Por isso: é urgente pensar Coimbra a partir do seu espaço urbano; é urgente fazer com que o espaço urbano não seja o resultado casuístico de encontrões que afinal não passam de empurrões; é urgente que o espaço urbano seja qualificado!
Por isso, é urgente que as pessoas estejam no centro do desenho urbano!
Pois bem, em todos os empurrões com que Coimbra tem levado há pelo menos um denominador comum que importa destacar, pois poderá ser ele que precisa levar com um encontrão para que outros encontrões possam ter lugar: líderes sem sensibilidade para a importância do desenho urbano.
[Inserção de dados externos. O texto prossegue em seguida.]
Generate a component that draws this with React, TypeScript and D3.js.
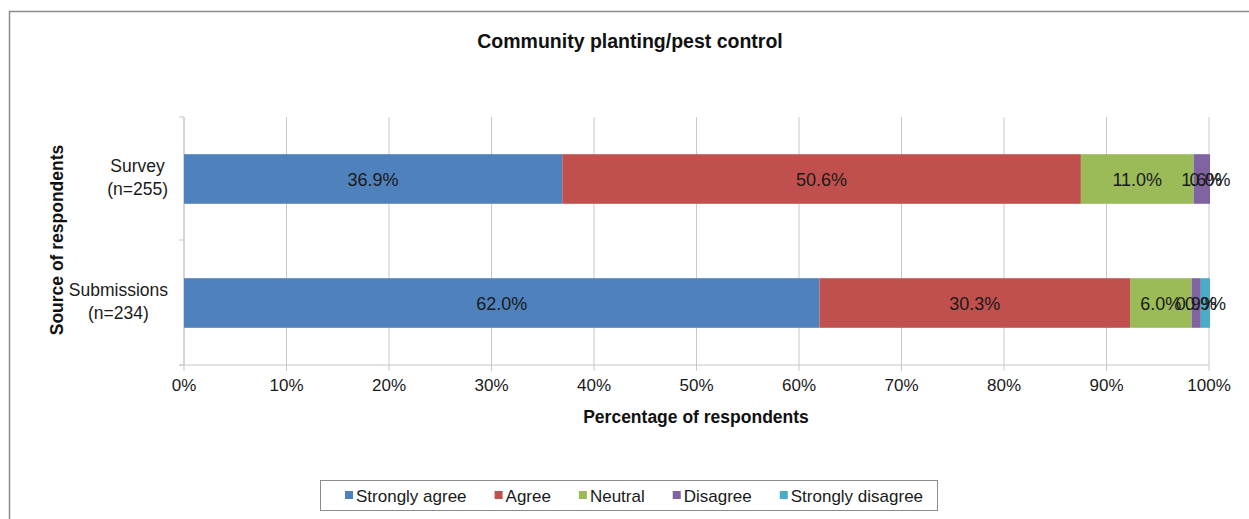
import React from "react";
import * as d3 from "d3";

const categories = ["Survey\n(n=255)", "Submissions\n(n=234)"];
const seriesNames = ["Strongly agree", "Agree", "Neutral", "Disagree", "Strongly disagree"];
const seriesColors = ["#4f81bd", "#c0504d", "#9bbb59", "#8064a2", "#4bacc6"];
const stronglyAgree = [36.9, 62.0];
const agree = [50.6, 30.3];
const neutral = [11.0, 6.0];
const disagree = [1.6, 0.9];
const stronglyDisagree = [0.0, 0.9];
const xTicks = [0, 10, 20, 30, 40, 50, 60, 70, 80, 90, 100];

const W = 1249, H = 519;
const FONT = "'Liberation Sans', Arial, sans-serif";

function measure(text: string, size: number, bold = false): number {
  if (typeof document === "undefined") return text.length * size * 0.55;
  const c = document.createElement("canvas").getContext("2d");
  if (!c) return text.length * size * 0.55;
  c.font = `${bold ? "bold " : ""}${size}px ${FONT}`;
  return c.measureText(text).width;
}

export default function App() {
  const series = [stronglyAgree, agree, neutral, disagree, stronglyDisagree];
  const x = d3.scaleLinear().domain([0, 100]).range([184, 1209]);
  const y = d3.scaleBand().domain(categories).range([117, 365]).paddingInner(0.6).paddingOuter(0.3);
  const bandFull = d3.scaleBand().domain(categories).range([117, 365]);

  const bars: any[] = [];
  categories.forEach((c, ci) => {
    let acc = 0;
    series.forEach((s, si) => {
      const v = s[ci];
      const x0 = x(acc), x1 = x(acc + v);
      acc += v;
      bars.push({ key: `${ci}-${si}`, x0, x1, y0: y(c)!, h: y.bandwidth(), color: seriesColors[si], label: v.toFixed(1) + "%" });
    });
  });

  const legendSize = 17;
  const legendItems: { name: string; mx: number; tx: number }[] = [];
  let lx = 345;
  seriesNames.forEach(name => {
    legendItems.push({ name, mx: lx, tx: lx + 11 });
    lx += 11 + measure(name, legendSize) + 28;
  });
  const catSize = 17.5;

  return (
    <svg width={W} height={H} style={{ position: "absolute", left: 0, top: 0, fontFamily: FONT }}>
      <rect x={0} y={0} width={W} height={H} fill="#fff" />
      <path d={`M9.5,${H} V11.5 H${W}`} fill="none" stroke="#8c8c8c" strokeWidth={1.5} />
      <text x={630} y={48} textAnchor="middle" fontSize={19.5} fontWeight="bold" fill="#111">Community planting/pest control</text>

      {xTicks.map(t => (
        <line key={"g" + t} x1={x(t)} x2={x(t)} y1={117} y2={371} stroke="#c8c8c8" strokeWidth={1} />
      ))}
      <line x1={179} x2={x(100)} y1={365} y2={365} stroke="#c8c8c8" />
      <line x1={184} x2={184} y1={117} y2={365} stroke="#c8c8c8" />
      {[117, 240, 365].map(v => (
        <line key={"yt" + v} x1={179} x2={184} y1={v} y2={v} stroke="#c8c8c8" />
      ))}

      {bars.map(b => (
        <rect key={b.key} x={b.x0} y={b.y0} width={Math.max(0, b.x1 - b.x0)} height={b.h} fill={b.color} />
      ))}
      {bars.map(b => (
        <text key={"l" + b.key} x={(b.x0 + b.x1) / 2} y={b.y0 + b.h / 2 + 6.5} textAnchor="middle" fontSize={18} fill="#1a1a1a">{b.label}</text>
      ))}

      {xTicks.map(t => (
        <text key={"t" + t} x={x(t)} y={391} textAnchor="middle" fontSize={17} fill="#1a1a1a">{t}%</text>
      ))}
      <text x={696} y={423} textAnchor="middle" fontSize={17.5} fontWeight="bold" fill="#111">Percentage of respondents</text>

      {categories.map(c => {
        const lines = c.split("\n");
        const cy = bandFull(c)! + bandFull.bandwidth() / 2;
        const maxW = Math.max(...lines.map(l => measure(l, catSize)));
        const cx = 168 - maxW / 2;
        return (
          <text key={c} textAnchor="middle" fontSize={catSize} fill="#1a1a1a">
            <tspan x={cx} y={cy - 7}>{lines[0]}</tspan>
            <tspan x={cx} y={cy + 16}>{lines[1]}</tspan>
          </text>
        );
      })}
      <text transform="translate(63,240) rotate(-90)" textAnchor="middle" fontSize={17.5} fontWeight="bold" fill="#111">Source of respondents</text>

      <rect x={320.5} y={480.5} width={617} height={30} fill="#fff" stroke="#8c8c8c" />
      {legendItems.map((it, i) => (
        <g key={it.name}>
          <rect x={it.mx} y={491} width={8} height={8} fill={seriesColors[i]} />
          <text x={it.tx} y={502} fontSize={legendSize} fill="#1a1a1a">{it.name}</text>
        </g>
      ))}
    </svg>
  );
}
Parece ser uma sentença que Coimbra está a cumprir há décadas. Parece que foi condenada a ter líderes sem sensibilidade para o desenho urbano. Para o desenho e para o desígnio, que são conceitos irmãos, uma vez que numa cidade tudo está relacionado com tudo,
Assim, acreditando que é este o encontrão com que Coimbra tem de levar, há uma urgência maior: não acreditar que esse encontrão advirá do acaso; não acreditar que estamos condenados a ter de esperar ciclos de 4 anos para levar com este encontrão.
É urgente construir(mos) esse líder! É urgente querer-se esse líder!
É urgente termos um líder assim e – como diria a Cátia Oliveira, se ela cantasse Coimbra –, é urgente reinventar o espaço urbano da nossa cidade. É urgente fazermos um caderno de encargos para que os líderes de Coimbra não consigam dizer que os pavimentos dos espaços públicos podem ser de uma cor qualquer, como disse o atual presidente da Câmara Municipal. É urgente fazermos um caderno de encargos para que as milhares de árvores que serão (?) plantadas em Coimbra no próximo ano e meio, não sejam reduzidas a números, mas ampliadas pela beleza que poderão criar no espaço urbano. É urgente fazermos um caderno de encargos para que o espaço urbano do centro de Coimbra seja para as pessoas e não para os automóveis. Menos ainda para os automóveis que não querem vir para o centro da cidade, mas apenas pretendem atravessá-lo.
É urgente fazer estes cadernos de encargos para Coimbra, para que aqueles que querem ser seus líderes não precisem de pensar muito, mas apenas executá-los.
Sem um encontrão destes, arriscamo-nos a que o Álvaro Domingues possa republicar o texto que publicou há 23 anos.